With the new year (and a new decade) upon us, many people are choosing a word of the year, something to aspire to with the fresh start of a new calendar. Joy. Family. Freedom. Balance. One low-key word on our minds at Brandermill Woods this year is steady.
In our mission to redefine retirement, we strive to provide a vibrant, active—fun!—lifestyle for our residents, but to do that we work hard to maintain a steady operation: a stable financial foundation, a tenured team of professionals, and a comfortable environment that feels like home.
When we reflect on the last 10 years, back to the throes of the Great Recession, the world has been quite un-steady at times, so we are looking forward to smooth sailing in a new decade. Steadiness is a good frame of mind to be in this month, because January happens to be “Bath Safety Awareness Month.”
If there’s anywhere you want to maintain stability, it’s in the bathroom. While anyone can slip in the shower, seniors are at high risk because injuries from a fall can quickly become life-threatening. In the spirit of a steady 2020, here are four tips for bath safety awareness month:
1. Resist the slip.
While many bathtubs and showers are designed with some measure of slip-resistance, it never hurts to install slip-resistant strips or mats on the floor of your tub. Additionally, seniors may appreciate having a handrail installed for additional support. Finally, a good bathmat or even a towel in front of the tub will help sop up any water sprays to keep the floor safely dry.
2. Light up your life.
Walking into a dark bathroom in the middle of the night is an accident waiting to happen. Not only could you slip on any errant water left over from your last shower, but you might also bump into the sink or a towel rack—easy to do if you’re still in the fog of your slumber. If you’re worried about waking up your partner by turning on a light, consider installing a night light to stay safe.
3. Cover sharp edges.
You might think that with all of our technological convenience, the bathtub manufacturers would have come up with a safer switch for turning on the water. As it stands, most of our showers have pointy metal edges jutting out of the tub—perfect for a concussion if you slip in the bath. Consider buying a rubber cover for these and other obstructions that pose a hazard.

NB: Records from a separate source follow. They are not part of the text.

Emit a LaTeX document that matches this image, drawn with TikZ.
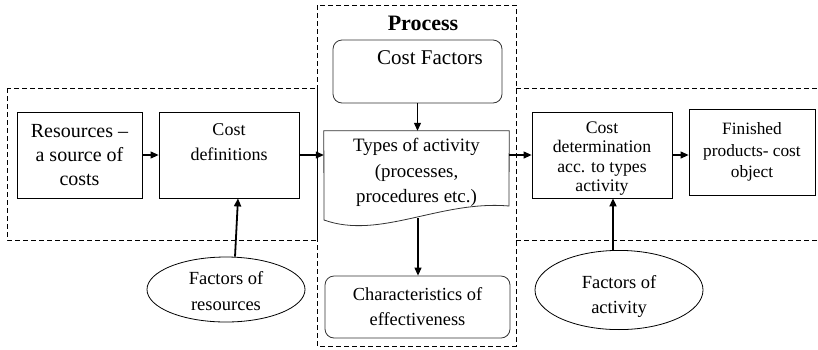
\documentclass[tikz,border=0pt]{standalone}
\usepackage{fontspec}
\setmainfont{Liberation Serif}
\usetikzlibrary{arrows.meta,shapes.geometric}

\begin{document}
\begin{tikzpicture}[x=1pt,y=-1pt,
        caja/.style={draw, line width=0.8pt, rectangle, align=center, inner sep=1pt},
        cajar/.style={caja, rounded corners=9pt, draw=black!80},
        elipse/.style={draw, line width=0.8pt, ellipse, align=center, inner sep=1pt},
        zona/.style={line width=0.7pt, dash pattern=on 5pt off 3pt},
        flecha/.style={line width=1.1pt, -{Triangle[length=8pt,width=7pt]}},
        flechag/.style={line width=1.8pt, -{Triangle[length=8pt,width=7pt]}}]
    \useasboundingbox (0,0) rectangle (818,349);

    % Zonas punteadas.
    \draw[zona] (7,88) rectangle (317,240);
    \draw[zona] (317,5) rectangle (516,346);
    \draw[zona] (516,88) -- (818,88);
    \draw[zona] (516,240) -- (818,240);
    \node[font=\fontsize{22}{25}\selectfont\bfseries] (proc) at (423,23) {Process};

    % Cajas de la fila central.
    \node[caja, minimum width=125, minimum height=86, font=\fontsize{20}{24}\selectfont]
        (res) at (79.5,155) {Resources --\\a source of\\costs};
    \node[caja, minimum width=140, minimum height=86, font=\fontsize{18}{25}\selectfont]
        (def) at (229,155) {Cost\\definitions\\~};
    \node[caja, minimum width=140, minimum height=86, font=\fontsize{17.7}{19.5}\selectfont]
        (cdet) at (602,155) {\rule{0pt}{19pt}Cost\\determination\\acc. to types\\activity};
    \node[caja, minimum width=126, minimum height=86, font=\fontsize{17.3}{21.5}\selectfont]
        (fin) at (752,152) {Finished\\products- cost\\object};

    % Proceso: factores, actividad y efectividad.
    \node[cajar, minimum width=169, minimum height=63, font=\fontsize{21}{27}\selectfont]
        (cf) at (417.5,71.5) {\hspace*{25pt}Cost Factors\\~};
    \node[align=center, minimum width=185, minimum height=79, inner sep=0pt,
        font=\fontsize{18.9}{25.5}\selectfont]
        (act) at (416.5,170.5) {\rule{0pt}{18pt}Types of activity\\(processes,\\procedures etc.)};
    \coordinate (actSE) at (509,206);
    \coordinate (actSW) at (324,220);
    \coordinate (actB) at (418,218);
    \draw[line width=0.8pt, draw=black!80] (act.north west) -- (act.north east) -- (actSE)
        .. controls (440,200) and (380,240) .. (actSW) -- cycle;
    \node[cajar, minimum width=185, minimum height=62, font=\fontsize{18.4}{25}\selectfont]
        (char) at (417.5,307) {Characteristics of\\effectiveness};

    % Factores externos.
    \node[elipse, minimum width=158, minimum height=65, font=\fontsize{18.5}{26}\selectfont]
        (fres) at (226,289.5) {\rule{0pt}{17pt}Factors of\\resources};
    \node[elipse, minimum width=168, minimum height=63, font=\fontsize{18.5}{25}\selectfont]
        (fact) at (619,290) {\rule{0pt}{25pt}Factors of\\activity};

    % Flechas.
    \draw[flecha] (res.east) -- (def.west);
    \draw[flecha] (def.east) -- (def.east -| act.west);
    \draw[flecha] (act.east |- cdet.west) -- (cdet.west);
    \draw[flecha] (cdet.east) -- (cdet.east -| fin.west);
    \draw[flecha] (cf.south) -- (cf.south |- act.north);
    \draw[flecha] (actB) -- (actB |- char.north);
    \draw[flechag] ([xshift=9pt]fres.north) -- ([xshift=9pt]def.south);
    \draw[flechag] ([xshift=-6pt]fact.north) -- ([xshift=11pt]cdet.south);
\end{tikzpicture}
\end{document}
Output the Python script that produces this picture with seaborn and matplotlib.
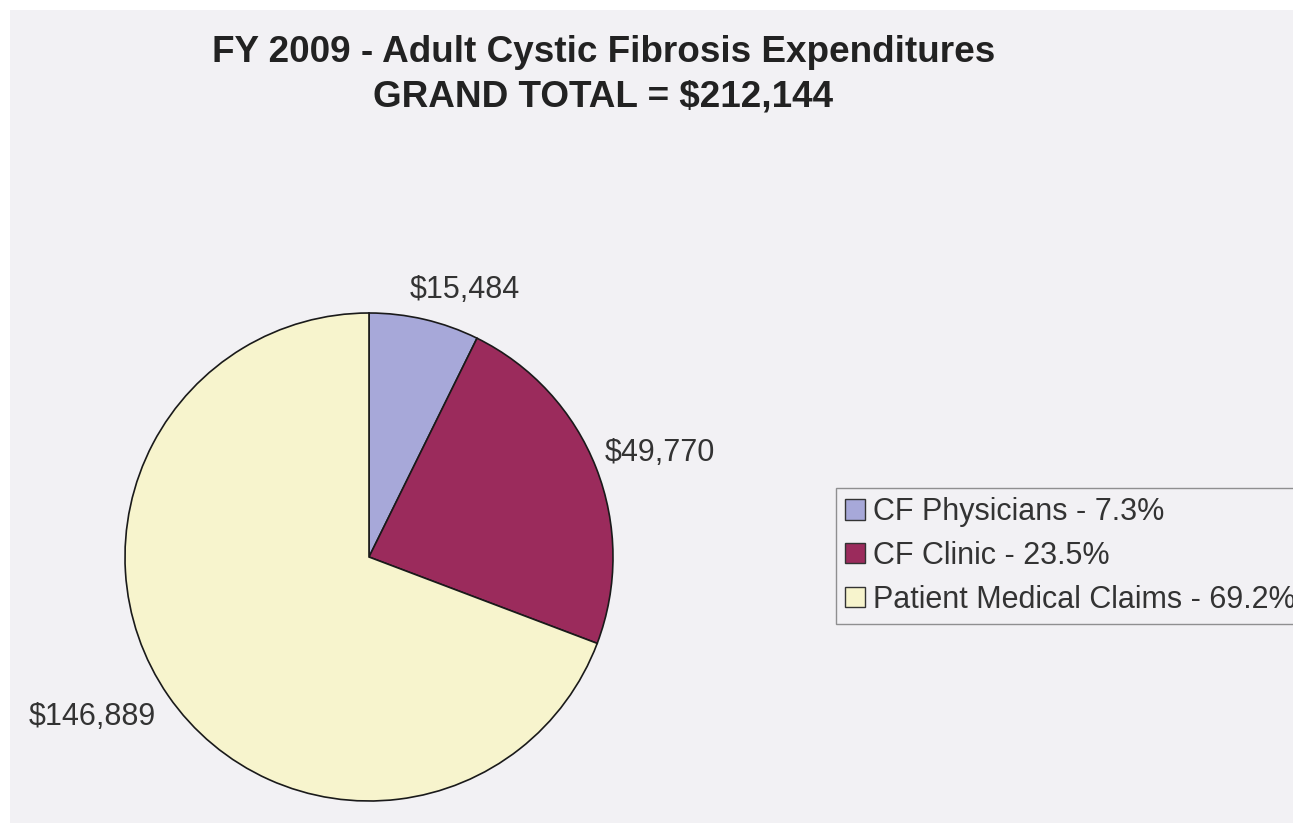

4. Find the right temperature.
Faucet design aside, we have come a long way from the old hot-and-cold knobs of yesteryear that made it difficult to get just the right temperature. A single lever moving from cold to hot is convenient, but be careful not to turn it all the way hot. You don’t want a scalding 120-degree stream of water blistering your skin. Not only that, there is some evidence that hot baths and saunas increase the risk of a heart attack, so seniors should take precautions. Pleasantly warm is great, but hot is a bit risky.